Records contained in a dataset
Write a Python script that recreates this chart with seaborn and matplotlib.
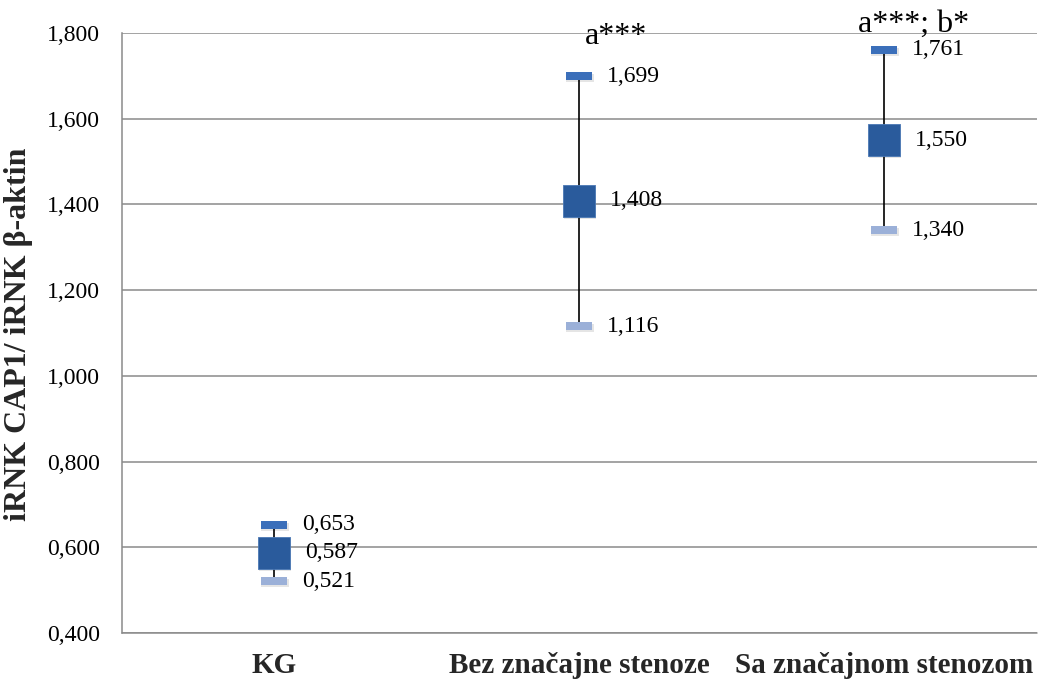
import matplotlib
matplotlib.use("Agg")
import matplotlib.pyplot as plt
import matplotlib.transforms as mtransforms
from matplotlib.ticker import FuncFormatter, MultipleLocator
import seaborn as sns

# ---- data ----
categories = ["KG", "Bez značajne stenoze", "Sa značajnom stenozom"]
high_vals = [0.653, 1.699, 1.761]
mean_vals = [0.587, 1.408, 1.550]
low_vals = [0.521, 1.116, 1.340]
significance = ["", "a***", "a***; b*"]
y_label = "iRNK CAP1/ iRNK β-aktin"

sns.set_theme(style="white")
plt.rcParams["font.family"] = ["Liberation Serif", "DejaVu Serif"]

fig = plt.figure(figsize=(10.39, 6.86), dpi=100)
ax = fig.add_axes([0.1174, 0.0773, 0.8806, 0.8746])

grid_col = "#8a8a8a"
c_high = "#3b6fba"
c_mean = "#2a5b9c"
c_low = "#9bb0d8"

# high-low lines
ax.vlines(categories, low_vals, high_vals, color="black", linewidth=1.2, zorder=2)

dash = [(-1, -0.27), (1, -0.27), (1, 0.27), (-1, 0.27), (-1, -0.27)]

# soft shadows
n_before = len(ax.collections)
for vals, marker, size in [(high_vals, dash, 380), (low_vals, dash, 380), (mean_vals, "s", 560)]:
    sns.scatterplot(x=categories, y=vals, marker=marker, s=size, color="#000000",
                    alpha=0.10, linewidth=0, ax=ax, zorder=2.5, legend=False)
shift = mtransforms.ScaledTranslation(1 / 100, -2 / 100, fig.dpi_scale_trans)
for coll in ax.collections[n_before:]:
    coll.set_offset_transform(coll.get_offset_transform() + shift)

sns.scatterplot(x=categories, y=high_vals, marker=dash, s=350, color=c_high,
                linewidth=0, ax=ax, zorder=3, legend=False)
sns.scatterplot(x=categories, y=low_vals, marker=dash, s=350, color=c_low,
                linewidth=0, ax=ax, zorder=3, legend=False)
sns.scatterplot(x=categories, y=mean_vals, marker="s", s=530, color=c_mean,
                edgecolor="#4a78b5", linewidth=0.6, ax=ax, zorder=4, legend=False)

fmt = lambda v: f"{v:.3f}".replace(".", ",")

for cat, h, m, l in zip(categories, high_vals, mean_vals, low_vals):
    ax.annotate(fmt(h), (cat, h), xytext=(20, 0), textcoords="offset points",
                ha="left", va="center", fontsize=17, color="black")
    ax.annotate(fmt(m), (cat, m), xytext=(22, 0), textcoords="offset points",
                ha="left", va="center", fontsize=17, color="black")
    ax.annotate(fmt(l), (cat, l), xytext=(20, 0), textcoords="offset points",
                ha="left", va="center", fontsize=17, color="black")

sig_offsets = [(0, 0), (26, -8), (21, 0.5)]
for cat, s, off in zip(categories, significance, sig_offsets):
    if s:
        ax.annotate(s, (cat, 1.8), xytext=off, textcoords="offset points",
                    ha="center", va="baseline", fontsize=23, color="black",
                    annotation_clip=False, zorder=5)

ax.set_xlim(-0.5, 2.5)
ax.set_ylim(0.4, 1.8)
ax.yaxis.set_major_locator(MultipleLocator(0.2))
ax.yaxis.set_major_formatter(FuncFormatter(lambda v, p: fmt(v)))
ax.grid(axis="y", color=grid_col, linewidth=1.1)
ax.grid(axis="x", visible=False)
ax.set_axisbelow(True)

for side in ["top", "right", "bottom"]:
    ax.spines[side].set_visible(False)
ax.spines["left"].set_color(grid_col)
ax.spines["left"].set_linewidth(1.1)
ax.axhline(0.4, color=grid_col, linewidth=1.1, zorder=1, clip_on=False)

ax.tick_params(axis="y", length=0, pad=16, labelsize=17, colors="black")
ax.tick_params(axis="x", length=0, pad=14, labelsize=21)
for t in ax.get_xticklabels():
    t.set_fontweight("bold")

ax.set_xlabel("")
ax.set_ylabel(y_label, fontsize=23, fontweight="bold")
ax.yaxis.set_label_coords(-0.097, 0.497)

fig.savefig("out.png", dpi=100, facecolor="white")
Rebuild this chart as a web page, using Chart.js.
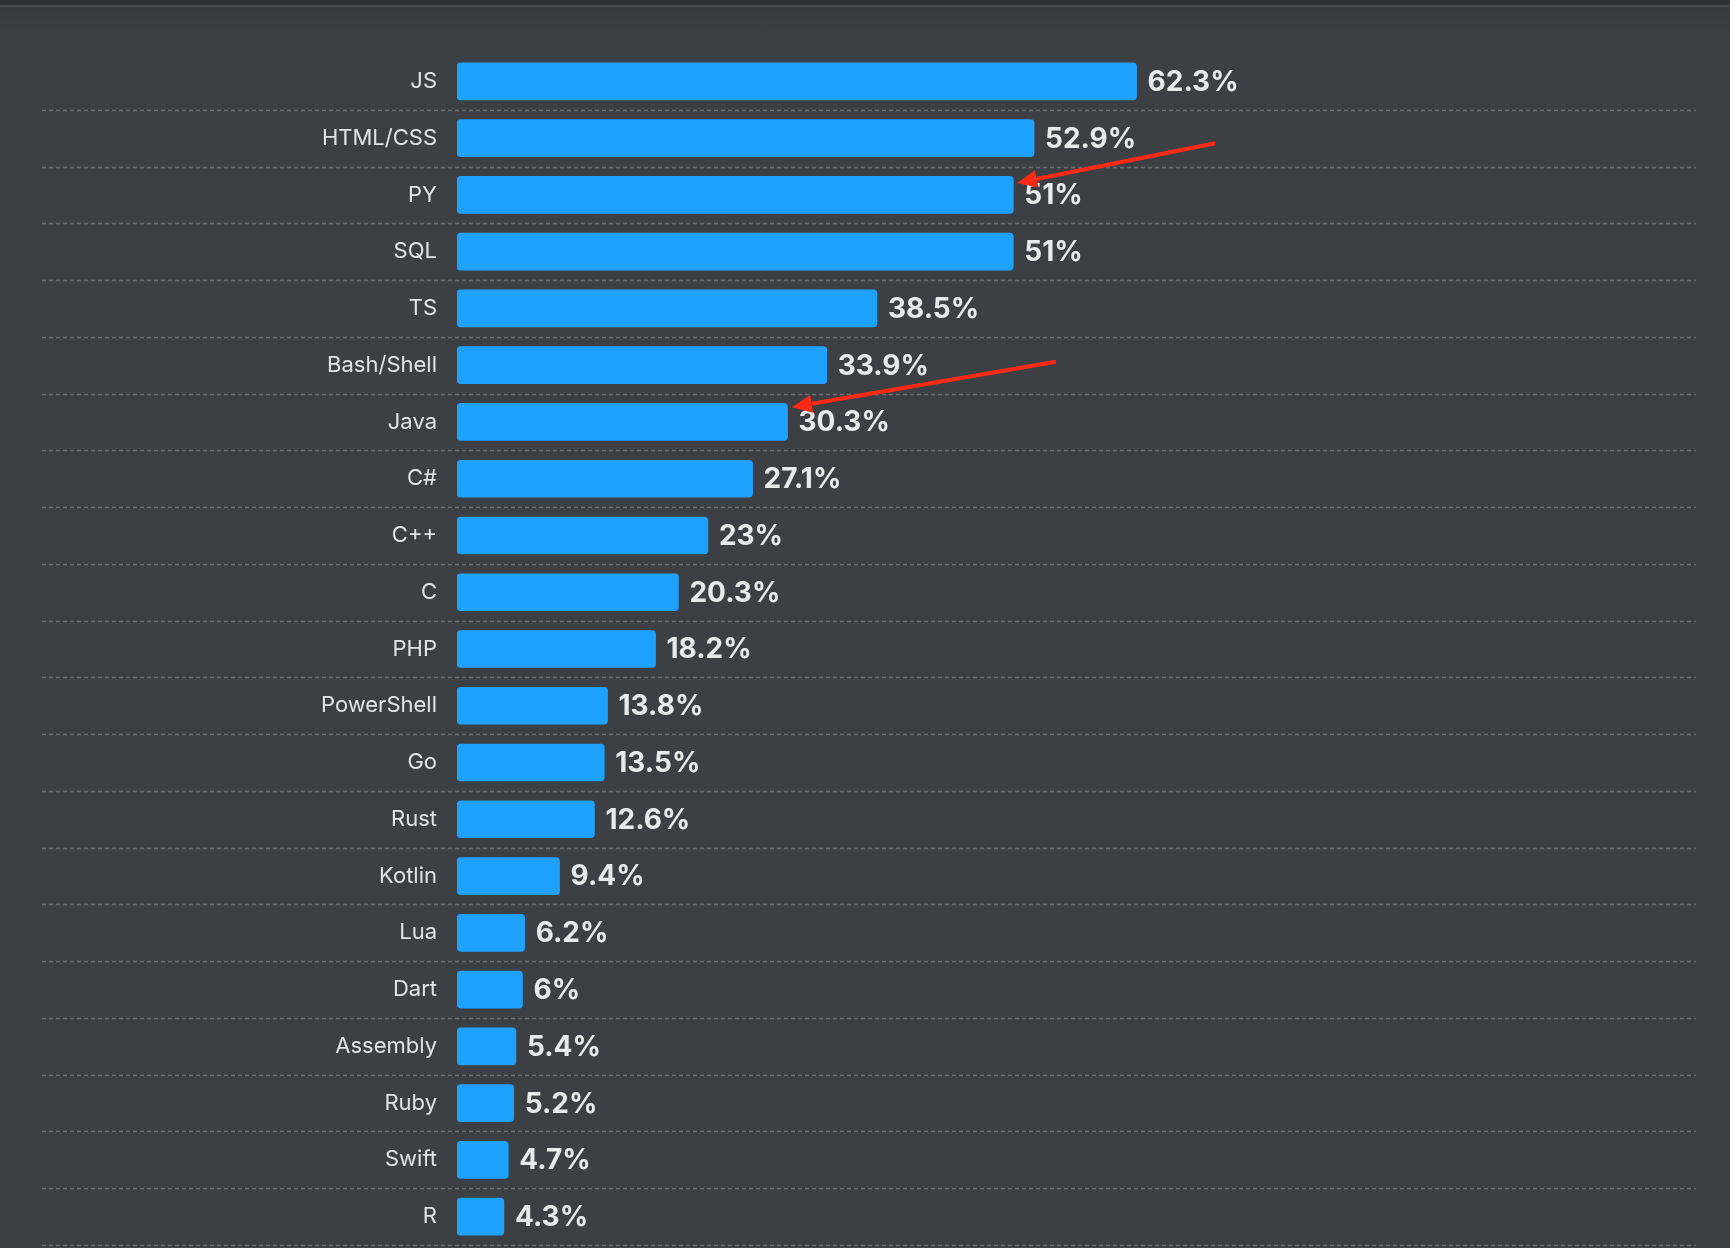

--- Aim of the task ---
Retype every entry verbatim and exclude the pictures from the copy.

--- Finished answer ---
Write a Python script that recreates this chart with seaborn and matplotlib.
import matplotlib
matplotlib.use("Agg")
import matplotlib.pyplot as plt
import matplotlib.transforms as mtransforms
from matplotlib.ticker import FuncFormatter, MultipleLocator
import seaborn as sns

# ---- data ----
categories = ["KG", "Bez značajne stenoze", "Sa značajnom stenozom"]
high_vals = [0.653, 1.699, 1.761]
mean_vals = [0.587, 1.408, 1.550]
low_vals = [0.521, 1.116, 1.340]
significance = ["", "a***", "a***; b*"]
y_label = "iRNK CAP1/ iRNK β-aktin"

sns.set_theme(style="white")
plt.rcParams["font.family"] = ["Liberation Serif", "DejaVu Serif"]

fig = plt.figure(figsize=(10.39, 6.86), dpi=100)
ax = fig.add_axes([0.1174, 0.0773, 0.8806, 0.8746])

grid_col = "#8a8a8a"
c_high = "#3b6fba"
c_mean = "#2a5b9c"
c_low = "#9bb0d8"

# high-low lines
ax.vlines(categories, low_vals, high_vals, color="black", linewidth=1.2, zorder=2)

dash = [(-1, -0.27), (1, -0.27), (1, 0.27), (-1, 0.27), (-1, -0.27)]

# soft shadows
n_before = len(ax.collections)
for vals, marker, size in [(high_vals, dash, 380), (low_vals, dash, 380), (mean_vals, "s", 560)]:
    sns.scatterplot(x=categories, y=vals, marker=marker, s=size, color="#000000",
                    alpha=0.10, linewidth=0, ax=ax, zorder=2.5, legend=False)
shift = mtransforms.ScaledTranslation(1 / 100, -2 / 100, fig.dpi_scale_trans)
for coll in ax.collections[n_before:]:
    coll.set_offset_transform(coll.get_offset_transform() + shift)

sns.scatterplot(x=categories, y=high_vals, marker=dash, s=350, color=c_high,
                linewidth=0, ax=ax, zorder=3, legend=False)
sns.scatterplot(x=categories, y=low_vals, marker=dash, s=350, color=c_low,
                linewidth=0, ax=ax, zorder=3, legend=False)
sns.scatterplot(x=categories, y=mean_vals, marker="s", s=530, color=c_mean,
                edgecolor="#4a78b5", linewidth=0.6, ax=ax, zorder=4, legend=False)

fmt = lambda v: f"{v:.3f}".replace(".", ",")

for cat, h, m, l in zip(categories, high_vals, mean_vals, low_vals):
    ax.annotate(fmt(h), (cat, h), xytext=(20, 0), textcoords="offset points",
                ha="left", va="center", fontsize=17, color="black")
    ax.annotate(fmt(m), (cat, m), xytext=(22, 0), textcoords="offset points",
                ha="left", va="center", fontsize=17, color="black")
    ax.annotate(fmt(l), (cat, l), xytext=(20, 0), textcoords="offset points",
                ha="left", va="center", fontsize=17, color="black")

sig_offsets = [(0, 0), (26, -8), (21, 0.5)]
for cat, s, off in zip(categories, significance, sig_offsets):
    if s:
        ax.annotate(s, (cat, 1.8), xytext=off, textcoords="offset points",
                    ha="center", va="baseline", fontsize=23, color="black",
                    annotation_clip=False, zorder=5)

ax.set_xlim(-0.5, 2.5)
ax.set_ylim(0.4, 1.8)
ax.yaxis.set_major_locator(MultipleLocator(0.2))
ax.yaxis.set_major_formatter(FuncFormatter(lambda v, p: fmt(v)))
ax.grid(axis="y", color=grid_col, linewidth=1.1)
ax.grid(axis="x", visible=False)
ax.set_axisbelow(True)

for side in ["top", "right", "bottom"]:
    ax.spines[side].set_visible(False)
ax.spines["left"].set_color(grid_col)
ax.spines["left"].set_linewidth(1.1)
ax.axhline(0.4, color=grid_col, linewidth=1.1, zorder=1, clip_on=False)

ax.tick_params(axis="y", length=0, pad=16, labelsize=17, colors="black")
ax.tick_params(axis="x", length=0, pad=14, labelsize=21)
for t in ax.get_xticklabels():
    t.set_fontweight("bold")

ax.set_xlabel("")
ax.set_ylabel(y_label, fontsize=23, fontweight="bold")
ax.yaxis.set_label_coords(-0.097, 0.497)

fig.savefig("out.png", dpi=100, facecolor="white")
Rebuild this chart as a web page, using Chart.js.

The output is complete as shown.